T. Richard Robe, BSCE '55 and MSME '62. In the spring of 1955, Dick Robe received a B.S.C.E. with high honors from Ohio University. Following a brief stint with the General Electric Company, less than a year after graduation he entered the US Air Force as a ROTC commissioned officer and pilot, serving on active duty from 1956 to 1959. His reserve military service would continue until 1985, when he retired as a major. Robe remembers having the opportunity to fly some of the United States’ early supersonic jet fighters in the 50s, as well as serving as an Air Force Academy liaison officer in the 70s. In the 60s, however, Robe focused on academics. While on leave from GE following his active duty, Robe served as an acting instructor and then instructor of civil engineering at Ohio University for three-and-a-half years while completing his master’s in mechanical engineering in 1962. Deciding to remain in academia, he cancelled his GE leave in 1963 and went to Stanford University to continue his graduate education, earning a Ph.D. in engineering mechanics in 1966.
With his doctorate, he would return to the Midwest at the University of Kentucky where he progressed through the ranks from assistant professor to professor in nine years. During his 15 years at Kentucky, he also served for one year in the President’s Office as an American Council of Education fellow and then later served as associate dean for Academic Affairs in the College of Engineering for three years. He would remain there until Ohio University beckoned once again. This time he would be neither a student nor an acting instructor; in 1980, he became dean of the College of Engineering and Technology (1980-1996). During his career, academia would not be Robe’s only interest, merely his most profound. He served as a consultant for a myriad of companies including Westinghouse Air Brake, Liberty Mutual Insurance, IBM, and the Ohio State Board of Registration for Professional Engineers. Robe also served as a directing officer to companies and organizations ranging from the Ohio Aerospace Institute to ABET to Lexington Little League Baseball; he served for 18 years on the Board of Directors of DataBeam Corporation of Lexington, Kentucky—from start-up to successful corporation—before it was acquired by IBM-Lotus in 1998.
As a professor and dean, Robe lists one of his major accomplishments as having had the opportunity to contribute to the education of more than 10,000 engineering students in his 40+ year career in academia.
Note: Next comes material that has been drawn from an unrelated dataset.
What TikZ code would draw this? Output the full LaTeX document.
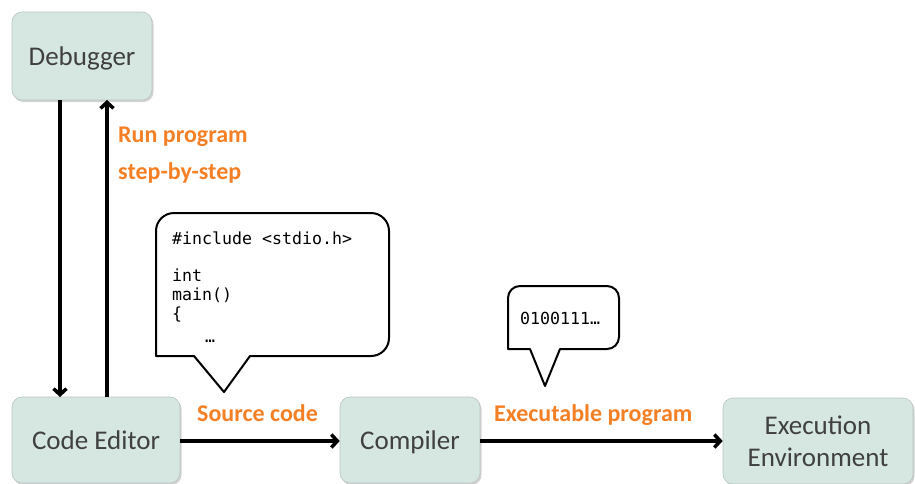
\documentclass[tikz,border=0pt]{standalone}
\usepackage{fontspec}
\setmainfont{Carlito}
\setmonofont{DejaVu Sans Mono}
\usetikzlibrary{arrows.meta,shadows}
\definecolor{boxfill}{HTML}{D6E7E1}
\definecolor{boxline}{HTML}{B8C4C0}
\definecolor{txtgray}{HTML}{404040}
\definecolor{orangelbl}{HTML}{F47F24}
\begin{document}
\begin{tikzpicture}[x=1pt,y=-1pt,
  procbox/.style={draw=boxline, line width=0.6pt, fill=boxfill, rounded corners=10pt,
    drop shadow={shadow xshift=1.5pt, shadow yshift=-2pt, fill=black!35, opacity=0.5},
    text=txtgray, font=\fontsize{27}{32}\selectfont, align=center, inner sep=0pt},
  oneline/.style={text height=19pt, text depth=0pt},
  flow/.style={-{Straight Barb[length=6pt,width=13pt,line width=3.5pt]}, line width=3.5pt, black},
  lbl/.style={text=orangelbl, font=\bfseries\fontsize{24}{28}\selectfont, anchor=base west, inner sep=0pt},
  callout/.style={draw=black, line width=2pt, fill=white, line join=round},
  code/.style={font=\ttfamily\fontsize{16.6}{19}\selectfont, anchor=base west, inner sep=0pt, align=left}
]
\useasboundingbox (0,0) rectangle (915,483);

% boxes
\node[procbox, oneline, minimum width=140pt, minimum height=88pt] (dbg) at (82,56) {Debugger};
\node[procbox, oneline, minimum width=168pt, minimum height=86pt] (ed) at (96,440) {Code Editor};
\node[procbox, oneline, minimum width=140pt, minimum height=86pt] (cmp) at (410,440) {Compiler};
\node[procbox, minimum width=190pt, minimum height=86pt] (env) at (818,441) {Execution\\Environment};

% vertical arrows
\coordinate (d1) at (60,100);
\coordinate (d2) at (60,397);
\coordinate (u1) at (107,397);
\coordinate (u2) at (107,100);
\draw[flow] (d1) -- (d2);
\draw[flow] (u1) -- (u2);

% horizontal arrows
\draw[flow] (ed.east |- 0,441) -- (cmp.west |- 0,441);
\draw[flow] (cmp.east |- 0,441) -- (env.west |- 0,441);

% labels
\node[lbl] (rp) at (118,142) {Run program};
\node[lbl] (sbs) at (118,179) {step-by-step};
\node[lbl] (sc) at (197,421) {Source code};
\node[lbl] (ep) at (494,421) {Executable program};

% callout 1
\draw[callout] (194,356) -- (156,356) [rounded corners=18pt] -- (156,213) -- (389,213) -- (389,356) [sharp corners] -- (250,356) -- (224,392) -- cycle;
\node[code] (c1) at (172,244) {\#include <stdio.h>};
\node[code] (c2) at (172,281) {int};
\node[code] (c3) at (172,300) {main()};
\node[code] (c4) at (172,319) {\{};
\node[code] (c5) at (205,342) {…};

% callout 2
\draw[callout] (530,349) -- (508,349) [rounded corners=12pt] -- (508,286) -- (619,286) -- (619,349) [sharp corners] -- (560,349) -- (545,386) -- cycle;
\node[code] (bin) at (520,324) {0100111…};
\end{tikzpicture}
\end{document}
With the extraordinary support of the Stocker Endowment and the College’s Board of Visitors, Dean Robe helped build strong engineering instructional and research programs that have attracted outstanding faculty as well as excellent students, and greatly enhanced the reputation of the Russ College of Engineering and Technology at Ohio University. In 1981, he initiated the College’s selective admission standards to improve the student body and named professorships to strengthen the faculty; both of these initiatives helped lead the way for the rest of the University to follow a few years later. Robe was dean when the College was named in honor of Fritz and Dolores Russ, and commissioned their biographies as well as that of C. Paul Stocker. When the Ohio University Board of Trustees established the T. Richard and Eleanora K. Robe Leadership Institute in 1996, Robe was appointed its first director; through the Institute, he has introduced leadership education into the engineering curriculum of the Russ College.
Robe was designated the Cruse W. Moss Professor of Engineering Education in 1992. He received the Ohio University Medal of Merit in 1993 and the Alumnus-of-the-Year honor from the Ohio University Alumni Association in 1996. In the early- and middle-90s, he worked with Presidents Ping and Glidden and the Russes to establish the international Russ Prize in engineering through Ohio University and the National Academy of Engineering (NAE) to celebrate outstanding engineering achievements. In 2000, he was asked to serve as an advisor to the NAE Russ Prize Selection Committee for the first awarding of this significant engineering honor in February 2001.
Robe continues to return to the Ohio University campus to serve on the Ohio University Foundation Board of Trustees and, each fall quarter, he conducts the Leadership Seminar sponsored by the Robe Leadership Institute.